In verse 5, God asks what wrong did the Israelites find in God that they drifted away. To be clear, God asked where God had failed, which led the Israelites to walk away. So we’re going to look at this two ways. First, do you think God can fail? Set a timer for 5 or 10 minutes and keep your hand moving while responding to the question. You may find it helpful to write “Can God fail?” a few times until your brain loosens up. You might find yourself asking why you believe as you do.

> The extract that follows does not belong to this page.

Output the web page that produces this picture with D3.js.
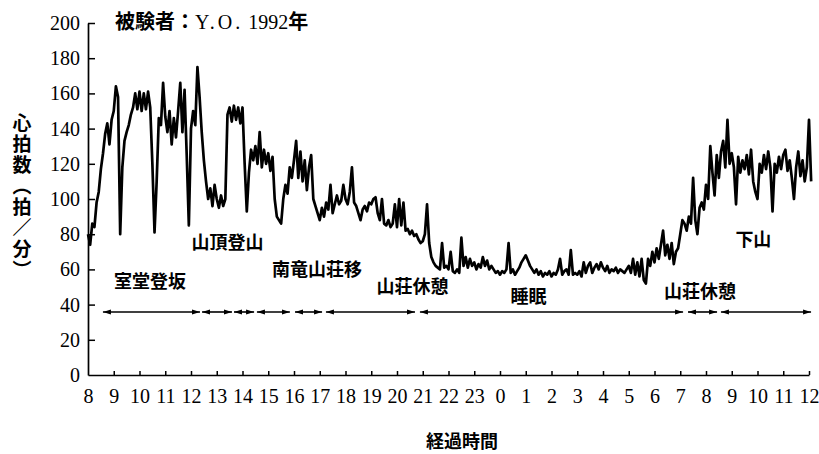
<!DOCTYPE html>
<html>
<head>
<meta charset="utf-8">
<script src="https://cdn.jsdelivr.net/npm/d3@7"></script>
<style>
  body { margin: 0; background: #fff; }
  svg { display: block; }
  .num { font-family: "Liberation Serif", "DejaVu Serif", serif; }
  .jp { font-family: "Noto Sans CJK JP", sans-serif; font-weight: 700; }
  .vertical { writing-mode: vertical-rl; }
</style>
</head>
<body>
<svg id="chart" width="819" height="454"></svg>
<script>
// Heart-rate record, 8:00 day 1 to 12:00 day 2, one reading every 5 minutes.
const stepMinutes = 5;
const hourLabels = [8, 9, 10, 11, 12, 13, 14, 15, 16, 17, 18, 19, 20, 21, 22, 23,
                    0, 1, 2, 3, 4, 5, 6, 7, 8, 9, 10, 11, 12];
const bpmTicks = [0, 20, 40, 60, 80, 100, 120, 140, 160, 180, 200];

const bpm = [
  // 8:00
  80, 74, 86, 84, 98, 104, 117, 126, 137, 143, 131, 145,
  // 9:00
  150, 164, 158, 80, 118, 133, 138, 142, 148, 152, 160, 151,
  // 10:00
  161, 150, 160, 151, 161, 152, 120, 81, 110, 146, 142, 166,
  // 11:00
  147, 138, 150, 131, 146, 135, 150, 166, 138, 162, 125, 85,
  // 12:00
  140, 150, 142, 175, 158, 138, 122, 110, 100, 106, 96, 108,
  // 13:00
  100, 95, 102, 96, 100, 148, 152, 144, 153, 145, 152, 143,
  // 14:00
  152, 120, 93, 115, 128, 122, 130, 120, 138, 118, 128, 120,
  // 15:00
  126, 116, 124, 100, 90, 88, 86, 100, 108, 103, 118, 112,
  // 16:00
  122, 133, 112, 127, 110, 122, 105, 118, 125, 100, 96, 92,
  // 17:00
  88, 95, 90, 98, 94, 108, 92, 97, 102, 97, 99, 108,
  // 18:00
  100, 97, 104, 118, 98, 96, 92, 88, 94, 96, 93, 98,
  // 19:00
  97, 100, 101, 92, 88, 100, 86, 85, 88, 84, 86, 97,
  // 20:00
  84, 100, 85, 98, 82, 83, 80, 82, 79, 80, 77, 75,
  // 21:00
  76, 80, 97, 75, 67, 64, 62, 61, 60, 75, 61, 62,
  // 22:00
  60, 70, 59, 58, 60, 58, 78, 62, 67, 61, 66, 62,
  // 23:00
  64, 60, 63, 61, 67, 62, 65, 60, 62, 60, 58, 59,
  // 0:00
  57, 59, 58, 60, 75, 58, 60, 57, 59, 61, 64, 66,
  // 1:00
  68, 65, 62, 60, 58, 60, 57, 59, 56, 58, 57, 59,
  // 2:00
  56, 58, 57, 60, 66, 57, 59, 60, 57, 71, 57, 58,
  // 3:00
  57, 59, 56, 64, 58, 62, 64, 58, 61, 63, 60, 64,
  // 4:00
  61, 59, 62, 58, 60, 59, 61, 58, 60, 59, 58, 60,
  // 5:00
  62, 58, 66, 57, 64, 56, 66, 54, 52, 66, 62, 70,
  // 6:00
  64, 72, 66, 74, 82, 68, 74, 66, 75, 63, 70, 72,
  // 7:00
  80, 88, 86, 82, 90, 86, 112, 88, 80, 95, 98, 94,
  // 8:00
  108, 100, 130, 115, 102, 125, 112, 127, 133, 118, 145, 120,
  // 9:00
  126, 118, 97, 124, 115, 122, 117, 125, 114, 128, 110, 104,
  // 10:00
  100, 120, 115, 125, 117, 127, 118, 93, 120, 115, 124, 117,
  // 11:00
  125, 128, 116, 122, 112, 100, 118, 127, 113, 122, 110, 118,
  // 12:00
  145, 110
];

// Activity spans, in hours elapsed since 8:00.
const phaseSpans = [
  [0.58, 4.35], [4.43, 5.59], [5.67, 6.45], [6.56, 7.84], [8.04, 9.09],
  [9.24, 12.70], [12.89, 23.11], [23.30, 24.43], [24.58, 28.08]
];
const phaseNames = ["室堂登坂", "山頂登山", "南竜山荘移", "山荘休憩", "睡眠", "山荘休憩", "下山"];
// Where each activity name sits: [hours elapsed, bpm level]
const phaseNameAt = [
  [2.41, 54.0], [5.42, 76.1], [8.89, 60.8], [12.60, 51.1],
  [17.11, 45.5], [23.77, 48.3], [25.84, 77.8]
];
const arrowLevel = 35.8;

const svg = d3.select("#chart");
const x = d3.scaleLinear().domain([0, 28]).range([88, 809]);
const y = d3.scaleLinear().domain([0, 200]).range([375, 23]);

// Axes
const yAxis = d3.axisLeft(y).tickValues(bpmTicks).tickSize(-7).tickSizeOuter(0).tickPadding(8);
const xAxis = d3.axisBottom(x).tickValues(d3.range(0, 29))
  .tickFormat(i => hourLabels[i]).tickSize(-4).tickSizeOuter(0).tickPadding(14);

const gy = svg.append("g").attr("transform", `translate(${x(0)},0)`).call(yAxis);
const gx = svg.append("g").attr("transform", `translate(0,${y(0)})`).call(xAxis);
[gx, gy].forEach(g => {
  g.select(".domain").attr("stroke", "#000").attr("stroke-width", 1.7);
  g.selectAll(".tick line").attr("stroke", "#000").attr("stroke-width", 1.5);
  g.selectAll(".tick text").attr("class", "num").attr("fill", "#000")
    .attr("font-size", 20);
});
gy.selectAll(".tick line").filter(d => d === 0).remove();
gx.selectAll(".tick line").filter(d => d === 0).remove();

// Heart-rate trace
const line = d3.line()
  .x((d, i) => x(i * stepMinutes / 60))
  .y(d => y(d));
svg.append("path")
  .datum(bpm)
  .attr("d", line)
  .attr("fill", "none")
  .attr("stroke", "#000")
  .attr("stroke-width", 2.7)
  .attr("stroke-linejoin", "round");

// Double-headed arrows for each activity span
const defs = svg.append("defs");
defs.append("marker")
  .attr("id", "head")
  .attr("viewBox", "0 0 8 6")
  .attr("refX", 8).attr("refY", 3)
  .attr("markerWidth", 8).attr("markerHeight", 6)
  .attr("markerUnits", "userSpaceOnUse")
  .attr("orient", "auto-start-reverse")
  .append("path").attr("d", "M0,0.4 L8,3 L0,5.6 Z").attr("fill", "#000");

svg.append("g").selectAll("line")
  .data(phaseSpans)
  .join("line")
  .attr("x1", d => x(d[0])).attr("x2", d => x(d[1]))
  .attr("y1", y(arrowLevel)).attr("y2", y(arrowLevel))
  .attr("stroke", "#000").attr("stroke-width", 1.6)
  .attr("marker-start", "url(#head)")
  .attr("marker-end", "url(#head)");

svg.append("g").selectAll("text")
  .data(phaseNames)
  .join("text")
  .attr("class", "jp")
  .attr("x", (d, i) => x(phaseNameAt[i][0]))
  .attr("y", (d, i) => y(phaseNameAt[i][1]))
  .attr("text-anchor", "middle")
  .attr("dominant-baseline", "central")
  .attr("font-size", 18)
  .text(d => d);

// Title
const title = svg.append("text").attr("x", 115).attr("y", 29).attr("font-size", 20);
title.append("tspan").attr("class", "jp").text("被験者：");
title.append("tspan").attr("class", "num").attr("font-size", 20)
  .attr("letter-spacing", 3).text("Y.O.");
title.append("tspan").attr("class", "num").attr("font-size", 20).text(" 1992");
title.append("tspan").attr("class", "jp").text("年");

// Y-axis title, set vertically
svg.append("text")
  .attr("class", "jp vertical")
  .attr("x", 22).attr("y", 113)
  .attr("font-size", 19)
  .attr("letter-spacing", 2)
  .text("心拍数（拍／分）");

// X-axis title
svg.append("text")
  .attr("class", "jp")
  .attr("x", 462).attr("y", 440)
  .attr("text-anchor", "middle")
  .attr("dominant-baseline", "central")
  .attr("font-size", 18)
  .text("経過時間");
</script>
</body>
</html>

Second, ask how or when has God failed you. Write on this for 5 or 10 minutes. Were you tempted to walk away? Did you walk away?
Psalm 81:1, 10-16
This is an unusual psalm because it’s written from “God’s” perspective as God gives up on the Israelites. Similar to the Jeremiah passage, you’re going to freewrite for 5 or 10 minutes on the question “Does God give up on us?”
Hebrews 13:1-8, 15-16
Print out the passage and then slowly read it a few times underlining phrases that stick out to you. Spend a little time with each phrase until you fix on two to three words. Then transfer the phrase that sticks out to you most on a piece of paper. From here you can collage in pictures that relate to the phrase or doodle around the words. Add your thoughts on the words.
Luke 14:1, 7-14
There are two keys to this passage. The most obvious is not to assume honors but to let others raise you to a place of honor. After all, it’s less embarrassing to remain where you are or be raised up than it is to be told you’ve assumed you are more important than you are.
The second is about who you spend your time with or who you exchange gifts with. We’ve all heard “birds of a feather flock together,” which indicates we like our companions to be like us. Take out a sheet of paper and draw a table with people that you would have at a banquet. Then add in people who should be present.